Different industries have different structures and situations; thus, there is no standard formula for deriving a cost-benefit analysis. It is calculated using various core elements present in all analyses. Different forms of calculating the benefit-cost ratio are explained below:
1. By Establishing Framework
In this process, an outline of the proposed project is created in detail. Then, what is evaluated is checked carefully with the problem being solved. Once the project is outlined, an overview is built based on situations and circumstances to assess the current state of affairs, such as background, performance, opportunities created, and projected results in the future. Finally, any unforeseen costs that can impact the organization in the short and long run are evaluated.
2. By Identifying and Categorizing Benefits and Costs
This is the second process after outlining.
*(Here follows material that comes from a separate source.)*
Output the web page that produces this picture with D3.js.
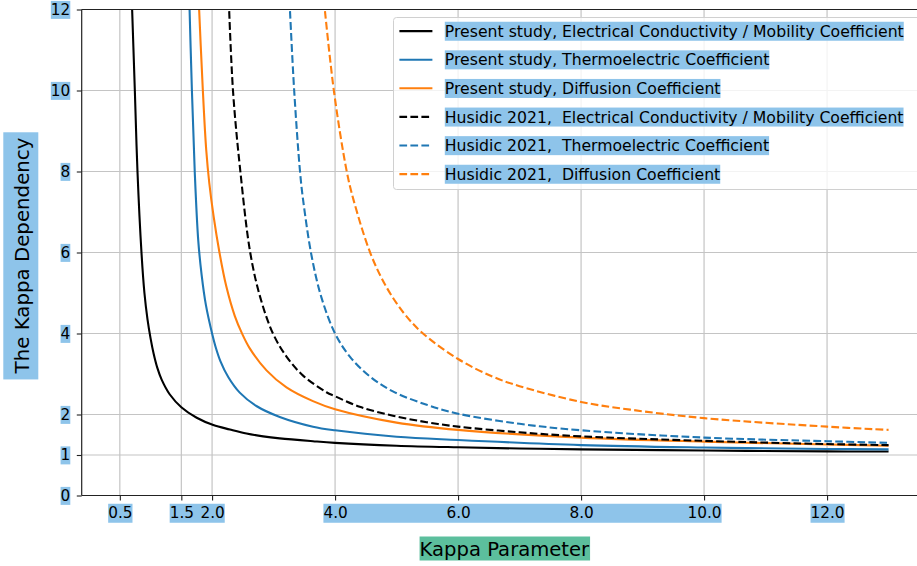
<!DOCTYPE html>
<html>
<head>
<meta charset="utf-8">
<script src="https://cdn.jsdelivr.net/npm/d3@7"></script>
<style>
  body { margin: 0; background: #fff; }
  svg { display: block; font-family: "DejaVu Sans", sans-serif; }
  text { white-space: pre; }
</style>
</head>
<body>
<svg id="chart"></svg>
<script>
// [kappa, dependency], one list per curve
const presentConductivity = [
  [0.689, 12.5], [0.744, 10], [0.787, 8], [0.852, 6], [0.90, 5.0], [0.95, 4.35], [1.0, 3.88],
  [1.05, 3.5], [1.11, 3.15], [1.18, 2.86], [1.31, 2.50], [1.50, 2.18], [1.75, 1.92],
  [2.02, 1.74], [2.29, 1.63], [2.56, 1.53], [2.83, 1.46], [3.10, 1.41], [3.64, 1.34],
  [4.0, 1.30], [5.0, 1.23], [6.0, 1.19], [7.0, 1.16], [8.0, 1.14], [10.0, 1.11],
  [12.0, 1.09], [13.0, 1.085]
];
const presentThermo = [
  [1.625, 12.5], [1.672, 10], [1.718, 8], [1.775, 6.3], [1.83, 5.45], [1.90, 4.7], [2.0, 4.0],
  [2.055, 3.68], [2.135, 3.32], [2.265, 2.92], [2.45, 2.54], [2.72, 2.21], [3.10, 1.94],
  [3.64, 1.70], [4.0, 1.61], [5.0, 1.45], [6.0, 1.37], [8.0, 1.245], [10.0, 1.185],
  [12.0, 1.15], [13.0, 1.14]
];
const presentDiffusion = [
  [1.775, 12.5], [1.85, 10], [1.905, 8.53], [1.955, 7.71], [2.025, 6.89], [2.12, 6.0],
  [2.23, 5.17], [2.37, 4.43], [2.49, 3.99], [2.61, 3.64], [2.885, 3.09], [3.21, 2.67],
  [3.64, 2.33], [4.0, 2.13], [5.0, 1.80], [6.0, 1.62], [8.0, 1.43], [10.0, 1.33],
  [12.0, 1.26], [13.0, 1.23]
];
const husidicConductivity = [
  [2.265, 12.5], [2.34, 10], [2.46, 8], [2.62, 6], [2.78, 4.91], [2.99, 4.0], [3.21, 3.43],
  [3.48, 2.96], [3.86, 2.55], [4.0, 2.45], [4.40, 2.19], [4.94, 1.97], [5.49, 1.81],
  [6.0, 1.70], [7.0, 1.56], [8.0, 1.46], [10.0, 1.35], [12.0, 1.27], [13.0, 1.245]
];
const husidicThermo = [
  [3.25, 12.5], [3.335, 10], [3.43, 8], [3.48, 7.30], [3.62, 5.90], [3.78, 4.88], [4.0, 4.0],
  [4.24, 3.43], [4.565, 2.94], [4.94, 2.57], [5.49, 2.24], [6.0, 2.02], [7.0, 1.77],
  [8.0, 1.61], [10.0, 1.43], [12.0, 1.34], [13.0, 1.30]
];
const husidicDiffusion = [
  [3.80, 12.5], [3.98, 10], [4.19, 8], [4.30, 7.30], [4.575, 5.98], [4.83, 5.16], [5.12, 4.50],
  [5.43, 4.0], [6.0, 3.37], [6.57, 2.93], [7.0, 2.70], [8.0, 2.31], [8.8, 2.12],
  [10.0, 1.91], [12.0, 1.70], [13.0, 1.62]
];

const seriesLabels = [
  'Present study, Electrical Conductivity / Mobility Coefficient',
  'Present study, Thermoelectric Coefficient',
  'Present study, Diffusion Coefficient',
  'Husidic 2021,  Electrical Conductivity / Mobility Coefficient',
  'Husidic 2021,  Thermoelectric Coefficient',
  'Husidic 2021,  Diffusion Coefficient'
];
const xTicks = [0.5, 1.5, 2.0, 4.0, 6.0, 8.0, 10.0, 12.0];
const yTicks = [0, 1, 2, 4, 6, 8, 10, 12];
// tick labels that share one highlight box
const xTickGroups = [[0.5], [1.5, 2.0], [4.0, 6.0, 8.0, 10.0], [12.0]];

const W = 917, H = 566;
const plot = { left: 81.7, right: 927, top: 9.5, bottom: 495.5 };
const boxBlue = '#8ec4ea';
const boxGreen = '#5cbf9d';

const series = [
  { data: presentConductivity, color: '#000000', dashed: false },
  { data: presentThermo, color: '#1f77b4', dashed: false },
  { data: presentDiffusion, color: '#ff7f0e', dashed: false },
  { data: husidicConductivity, color: '#000000', dashed: true },
  { data: husidicThermo, color: '#1f77b4', dashed: true },
  { data: husidicDiffusion, color: '#ff7f0e', dashed: true }
].map((s, i) => ({ ...s, label: seriesLabels[i] }));

const svg = d3.select('#chart').attr('width', W).attr('height', H);

const x = d3.scaleLinear().domain([-0.12, 13.625]).range([plot.left, plot.right]);
const y = d3.scaleLinear().domain([0, 12]).range([plot.bottom, plot.top]);

// put a filled rect behind a text node, sized from its bbox
function boxBehind(node, fill, pad = {}) {
  const b = node.getBBox();
  const l = pad.l || 0, r = pad.r || 0, t = pad.t || 0, bt = pad.b || 0;
  d3.select(node.parentNode).insert('rect', () => node)
    .attr('x', b.x - l).attr('y', b.y - t)
    .attr('width', b.width + l + r).attr('height', b.height + t + bt)
    .attr('fill', fill);
}

svg.append('defs').append('clipPath').attr('id', 'clip')
  .append('rect')
  .attr('x', plot.left).attr('y', plot.top)
  .attr('width', plot.right - plot.left).attr('height', plot.bottom - plot.top);

// Grid
const grid = svg.append('g').attr('stroke', '#c4c4c4').attr('stroke-width', 1.2);
grid.selectAll('.vgrid').data(xTicks).join('line')
  .attr('x1', d => x(d)).attr('x2', d => x(d))
  .attr('y1', plot.top).attr('y2', plot.bottom);
grid.selectAll('.hgrid').data(yTicks).join('line')
  .attr('x1', plot.left).attr('x2', plot.right)
  .attr('y1', d => y(d)).attr('y2', d => y(d));

// Curves
const line = d3.line()
  .x(d => x(d[0]))
  .y(d => y(d[1]))
  .curve(d3.curveCatmullRom.alpha(0.5));

svg.append('g').attr('clip-path', 'url(#clip)')
  .selectAll('path').data(series).join('path')
  .attr('d', d => line(d.data))
  .attr('fill', 'none')
  .attr('stroke', d => d.color)
  .attr('stroke-width', 2.1)
  .attr('stroke-linejoin', 'round')
  .attr('stroke-dasharray', d => d.dashed ? '7.7,3.3' : null);

// Axes
const xAxis = d3.axisBottom(x).tickValues(xTicks).tickFormat(d3.format('.1f'))
  .tickSize(4.9).tickPadding(6.5);
const yAxis = d3.axisLeft(y).tickValues(yTicks).tickFormat(d3.format('d'))
  .tickSize(4.9).tickPadding(6.5);

const gx = svg.append('g').attr('transform', `translate(0,${plot.bottom})`).call(xAxis);
const gy = svg.append('g').attr('transform', `translate(${plot.left},0)`).call(yAxis);

[gx, gy].forEach(g => {
  g.select('.domain').remove();
  g.selectAll('.tick line').attr('stroke', '#222').attr('stroke-width', 1.1);
  g.selectAll('.tick text').attr('fill', '#000').attr('font-size', 15.3)
    .attr('font-family', '"DejaVu Sans", sans-serif');
});

// Spines
svg.append('line').attr('x1', plot.left).attr('x2', plot.left)
  .attr('y1', plot.top).attr('y2', plot.bottom)
  .attr('stroke', '#222').attr('stroke-width', 1.2);
svg.append('line').attr('x1', plot.left).attr('x2', plot.right)
  .attr('y1', plot.bottom).attr('y2', plot.bottom)
  .attr('stroke', '#222').attr('stroke-width', 1.2);
svg.append('line').attr('x1', plot.left).attr('x2', plot.right)
  .attr('y1', plot.top).attr('y2', plot.top)
  .attr('stroke', '#222').attr('stroke-width', 1.2);

// Tick label highlights
gy.selectAll('.tick text').each(function() { boxBehind(this, boxBlue); });

const xTickNodes = new Map();
gx.selectAll('.tick text').each(function(d) { xTickNodes.set(d, this); });
xTickGroups.forEach(group => {
  const boxes = group.map(v => {
    const node = xTickNodes.get(v);
    const b = node.getBBox();
    const m = node.parentNode.transform.baseVal.consolidate().matrix;
    return { x0: b.x + m.e, x1: b.x + b.width + m.e, y0: b.y + m.f, y1: b.y + b.height + m.f };
  });
  gx.insert('rect', ':first-child')
    .attr('x', d3.min(boxes, b => b.x0))
    .attr('y', d3.min(boxes, b => b.y0))
    .attr('width', d3.max(boxes, b => b.x1) - d3.min(boxes, b => b.x0))
    .attr('height', d3.max(boxes, b => b.y1) - d3.min(boxes, b => b.y0) + 1)
    .attr('fill', boxBlue);
});

// Axis labels
const xl = svg.append('text')
  .attr('x', (plot.left + plot.right) / 2).attr('y', 555.5)
  .attr('text-anchor', 'middle').attr('font-size', 19.6)
  .text('Kappa Parameter');
boxBehind(xl.node(), boxGreen, { t: 1 });

const ylg = svg.append('g').attr('transform', 'translate(29.3,255.5) rotate(-90)');
const yl = ylg.append('text')
  .attr('x', 0).attr('y', 0)
  .attr('text-anchor', 'middle').attr('font-size', 19.8)
  .text('The Kappa Dependency');
boxBehind(yl.node(), boxBlue, { t: 8, b: 4, l: 5, r: 5 });

// Legend
const legend = svg.append('g');
const rowY0 = 31.1, rowStep = 28.6;
legend.append('rect')
  .attr('x', 393.5).attr('y', 17.5)
  .attr('width', 920 - 393.5).attr('height', 172)
  .attr('rx', 3)
  .attr('fill', '#fff').attr('fill-opacity', 0.8)
  .attr('stroke', '#d0d0d0').attr('stroke-width', 1);

const rows = legend.selectAll('.row').data(series).join('g')
  .attr('class', 'row')
  .attr('transform', (d, i) => `translate(0,${rowY0 + i * rowStep})`);

rows.append('line')
  .attr('x1', 399.4).attr('x2', 432.4)
  .attr('stroke', d => d.color).attr('stroke-width', 2.1)
  .attr('stroke-dasharray', d => d.dashed ? '7.7,3.3' : null);

rows.append('text')
  .attr('x', 444.8).attr('dy', '0.36em')
  .attr('font-size', 15.7)
  .text(d => d.label)
  .each(function() { boxBehind(this, boxBlue); });
</script>
</body>
</html>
Under this process, different costs and benefits are placed into various categories: direct/indirect, tangible/intangible, and real. The categories are:
- Direct costs are related to the cost production of objects, i.e., products, services, activities, projects, etc.
- Indirect costs are directly related to the overhead of a particular department and are fixed in nature.
- Tangible costs are easy to calculate and are usually associated with identification assets, like payroll, rent, furniture s, etc.
- Customer satisfaction and productivity levels are included in Intangible costs and are difficult to calculate and evaluate.
- Real costs are related to production, such as labor costs, raw materials, etc.
Advantages and Disadvantages of Benefit-Cost Ratio
Below we will learn the points to explain the advantages and disadvantages:
Advantages
- This tool helps achieve rational decisions since all the calculations are derived using facts and evidence.
- This helps clarify a project, especially in monetary terms and thus helps to check the cash inflows/outflows.
- This helps in looking at the possible results/output of a particular ongoing project and thus helps in taking precautions.
- The organization evaluates the upcoming expenditure and thus helps identify a particular step to increase costs.
- This encourages the organization to determine certain rules which should be followed to achieve the desired target. The organization gets an overview of certain costs and benefits and tries to follow a certain path to reach its goal in the specified time and duration.
Disadvantages
- Several uncertainties can negatively impact cost-benefit analysis results, and organizations blindly following this tool can suffer when they face reality.
- As several unpredictable costs may occur in the upcoming project, the benefit-cost ratio makes an organization ill believe that they have their bases covered.
- The benefit-cost ratio does not always give a proper outline in all the sectors and circumstances, i.e., in areas covering health, safety regulations, etc., cannot be dependent on the benefit-cost ratio as safety and health are unpredictable in most cases.
- It can also give various numbers after calculations/evaluations, which can create problems in the operation of a certain project.
Conclusion
It is the basic step of the decision-making process. Various fields use it, i.e., government, finance, business, and nonprofit organizations, to calculate a correct decision based on facts and evidence. Thus, it is used to finalize new recruitments, set benchmarks for various projects, decide whether to work on a particular project or calculate social benefits and investment-related opportunities. It is a useful tool for evaluating the results of a particular decision which ultimately helps in unbiased decision-making. It is invaluable for deriving business strategy, allocating resources, or deciding which assets to buy. It is prepared using real facts and evidence, thus becoming a reliable tool for organizations.